También con el arte como epicentro de vidas esta vez femeninas es Isabella, de otro argentino, Matías Piñero, pero ahora se trata del teatro y el referente indirecto es nada menos que ese eterno contemporáneo llamado William Shakespeare, cuando una actriz de Buenos Aires intenta por todos los medios obtener el papel protagónico de Medida por medida, la comedia del bardo inglés, mientras encuentra en su intento a una colega que también lo procura y se cruza frecuentemente en su camino no solo en lo profesional, sino en lo familiar y personal.

Premio al mejor director en Mar del Plata y seleccionada oficialmente en Gijón, la obra da continuidad a un estilo ya asentado en este director (Hermia y Helena, Viola, La princesa de Francia…), quien además de su evidente fascinación por el mundo femenino se caracteriza por una narrativa deliberadamente caótica y antiaristotélica, que mezcla tiempos y espacios de manera desconcertante y se apoya en iteraciones que, sin embargo, incorporan siempre nuevos elementos diegéticos.

Aquí el recurrente dramaturgo y su pieza son apenas un remoto hipotexto, pero que a tiempo completo gravita sobre el relato fílmico, no solo porque todo gira en torno al montaje de aquella, sino porque esa obra va de la duda como motor del accionar humano, pero a la vez de la importancia de actuar e ir siempre adelante.

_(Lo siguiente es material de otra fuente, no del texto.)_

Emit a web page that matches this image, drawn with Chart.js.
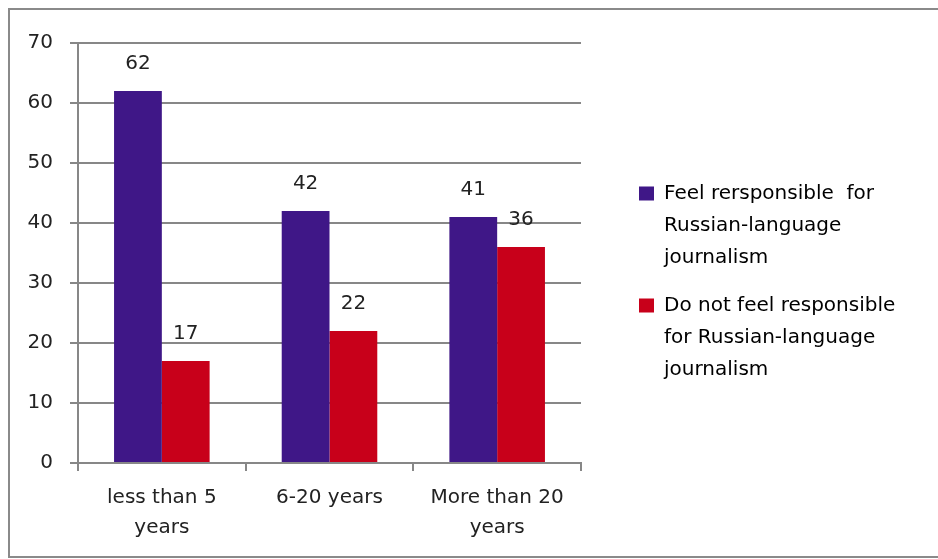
<!DOCTYPE html>
<html>
<head>
<meta charset="utf-8">
<script src="https://cdn.jsdelivr.net/npm/chart.js@4.4.1/dist/chart.umd.min.js"></script>
<style>
  html, body { margin: 0; padding: 0; background: #fff; overflow: hidden; }
  #frame {
    position: absolute; left: 8px; top: 8px;
    width: 940px; height: 546px;
    border: 2px solid #8a8a8a;
  }
  #myGraph { position: absolute; left: 0; top: 0; }
</style>
</head>
<body>
<div id="frame"><canvas id="myGraph" width="928" height="546"></canvas></div>
<script>
let categories = [['less than 5', 'years'], '6-20 years', ['More than 20', 'years']];
let feelResponsible = [62, 42, 41];
let notResponsible = [17, 22, 36];
let seriesNames = [
  ['Feel rersponsible  for', 'Russian-language', 'journalism'],
  ['Do not feel responsible', 'for Russian-language', 'journalism']
];
let yTicks = [0, 10, 20, 30, 40, 50, 60, 70];

const fontFamily = '"DejaVu Sans", sans-serif';
const fontSize = 20;
const gridColor = '#878787';
const plotRight = 571;   // right edge of the plot inside the canvas
const legendGap = 42;    // space between plot and legend
const legendRaise = 12;  // legend sits a little above centre

// numbers over the bars
const barLabels = {
  id: 'barLabels',
  afterDatasetsDraw(chart) {
    const ctx = chart.ctx;
    ctx.save();
    ctx.font = fontSize + 'px ' + fontFamily;
    ctx.fillStyle = '#222';
    ctx.textAlign = 'center';
    ctx.textBaseline = 'middle';
    chart.data.datasets.forEach((ds, i) => {
      chart.getDatasetMeta(i).data.forEach((bar, j) => {
        ctx.fillText(ds.data[j], bar.x, bar.y - 27);
      });
    });
    ctx.restore();
  }
};

// put the legend a fixed distance from the plot
const legendPlace = {
  id: 'legendPlace',
  afterLayout(chart) {
    const lg = chart.legend;
    if (!lg) return;
    const shift = chart.chartArea.right + legendGap - lg.left;
    lg.left += shift;
    lg.right += shift;
    lg.top -= legendRaise;
    lg.bottom -= legendRaise;
  }
};

function totalGraph() {
  const ctx = document.getElementById('myGraph').getContext('2d');
  const data = {
    labels: categories,
    datasets: [{
      label: seriesNames[0],
      data: feelResponsible,
      backgroundColor: '#3f1787',
      categoryPercentage: 0.57,
      barPercentage: 1.0
    },
    {
      label: seriesNames[1],
      data: notResponsible,
      backgroundColor: '#c8001a',
      categoryPercentage: 0.57,
      barPercentage: 1.0
    }]
  };
  new Chart(ctx, {
    type: 'bar',
    data: data,
    options: {
      responsive: false,
      animation: false,
      layout: { padding: { top: 33, left: 0, right: 0, bottom: 0 } },
      plugins: {
        tooltip: { enabled: false },
        legend: {
          position: 'right',
          maxWidth: 340,
          labels: {
            boxWidth: 15,
            boxHeight: 14,
            padding: 16,
            color: '#1a1a1a',
            font: { family: fontFamily, size: fontSize, lineHeight: 32 / fontSize },
            generateLabels(chart) {
              return chart.data.datasets.map((ds, i) => ({
                text: ds.label,
                fillStyle: ds.backgroundColor,
                strokeStyle: ds.backgroundColor,
                lineWidth: 0,
                datasetIndex: i
              }));
            }
          }
        }
      },
      scales: {
        x: {
          grid: { drawOnChartArea: false, drawTicks: true, tickLength: 8, color: gridColor, lineWidth: 2 },
          border: { color: gridColor, width: 2 },
          ticks: {
            color: '#222', padding: 12,
            font: { family: fontFamily, size: fontSize, lineHeight: 30 / fontSize }
          },
          afterFit(s) { s.height = 93; }
        },
        y: {
          min: 0, max: 70,
          afterBuildTicks(s) { s.ticks = yTicks.map(v => ({ value: v })); },
          grid: { color: gridColor, lineWidth: 2, tickLength: 8 },
          border: { color: gridColor, width: 2 },
          ticks: {
            color: '#222', padding: 17,
            font: { family: fontFamily, size: fontSize }
          },
          afterFit(s) { s.width = 68; }
        },
        gap: {
          position: 'right',
          display: true,
          grid: { display: false },
          border: { display: false },
          ticks: { display: false },
          afterFit(s) {
            const legendW = s.chart.legend ? s.chart.legend.width : 0;
            s.width = Math.max(0, s.chart.width - plotRight - legendW);
          }
        }
      }
    },
    plugins: [barLabels, legendPlace]
  });
}
totalGraph();
</script>
</body>
</html>
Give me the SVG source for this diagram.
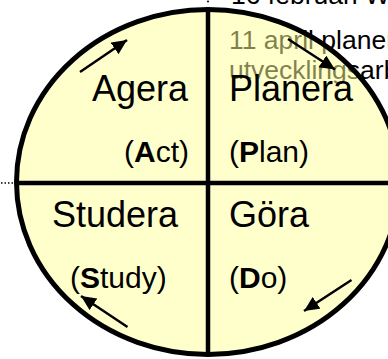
<svg xmlns="http://www.w3.org/2000/svg" width="388" height="359" viewBox="0 0 388 359">
  <defs>
    <style>
      .t { font-family: "Liberation Sans", Arial, sans-serif; fill: #000; }
      .note { font-size: 26.5px; }
      .big { font-size: 36px; }
      .small { font-size: 30px; }
      .b { font-weight: bold; }
      .div { stroke: #000; stroke-width: 4.5; fill: none; }
      .arr { stroke: #000; stroke-width: 2.5; fill: none; marker-end: url(#ah); }
    </style>
    <marker id="ah" markerUnits="userSpaceOnUse" markerWidth="17" markerHeight="15" refX="15" refY="7" orient="auto">
      <path d="M0,0 L15,7 L0,14 Z" fill="#000"/>
    </marker>
  </defs>
  <rect width="388" height="359" fill="#fff"/>

  <g id="background-notes">
    <text class="t note" x="231" y="3.5">16 februari  W</text>
    <text class="t note" x="229" y="49">11 april planer</text>
    <text class="t note" x="229" y="79">utvecklingsarb</text>
    <circle cx="208" cy="1.5" r="1" fill="#000"/>
    <path d="M1,183 H14" stroke="#000" stroke-width="1.5" stroke-dasharray="1.5 2"/>
  </g>

  <g id="cycle">
    <ellipse cx="208" cy="182" rx="191.5" ry="172.5" fill="#FFFF99" fill-opacity="0.5" stroke="#000" stroke-width="5"/>
    <path class="div" d="M208,9.5 V354.5"/>
    <path class="div" d="M16,183 H400"/>
  </g>

  <g id="agera">
    <text class="t big" x="92" y="101">Agera</text>
    <text class="t small" x="124" y="162">(<tspan class="b">A</tspan>ct)</text>
  </g>
  <g id="planera">
    <text class="t big" x="229" y="101">Planera</text>
    <text class="t small" x="229" y="162">(<tspan class="b">P</tspan>lan)</text>
  </g>
  <g id="studera">
    <text class="t big" x="52" y="227">Studera</text>
    <text class="t small" x="70" y="288">(<tspan class="b">S</tspan>tudy)</text>
  </g>
  <g id="gora">
    <text class="t big" x="229" y="227">Göra</text>
    <text class="t small" x="229" y="288">(<tspan class="b">D</tspan>o)</text>
  </g>

  <g id="connectors">
    <path class="arr" d="M80,72 L127,40"/>
    <path class="arr" d="M288,39 L335,69.5"/>
    <path class="arr" d="M351.5,280 L304,311"/>
    <path class="arr" d="M127.5,327 L81,296"/>
  </g>
</svg>
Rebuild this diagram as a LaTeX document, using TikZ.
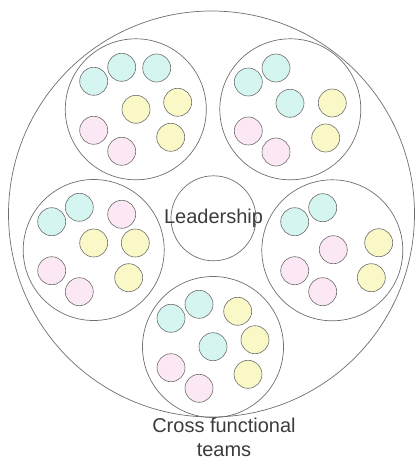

Son muchos los ideologemas que Piñero anhela desarrollar (la naturaleza como posible relajante a las tensiones cotidianas, el arte dramático tal catalizador eficaz de las angustias existenciales y sus posibilidades alternativas —no olvidemos que la protagonista monta a la vez una instalación lumínica con piedras— o esa recurrente certeza de que la vida se parece al arte y no solo vicerversa) y quizá por ello su discurso se atora entre la excesiva fragmentación que incluye demasiadas peripecias y circunloquios los cuales terminan por agotar al espectador, el cual concluye que casi nada se ha desarrollado a plenitud, si bien se siente atraído hasta el final por la deslumbrante visualidad—fotografía de fuerte énsafis en lo policromático, dirección de arte, planimetría— por supuesto, con un sentido semantizado, y el destacado trabajo de los actores, sobre todo, como es de imaginar, de las actrices: su musa, María Villar; Agustina Muñoz, Ana Cambre…

Seguiremos tras la pista de los corales festivaleros.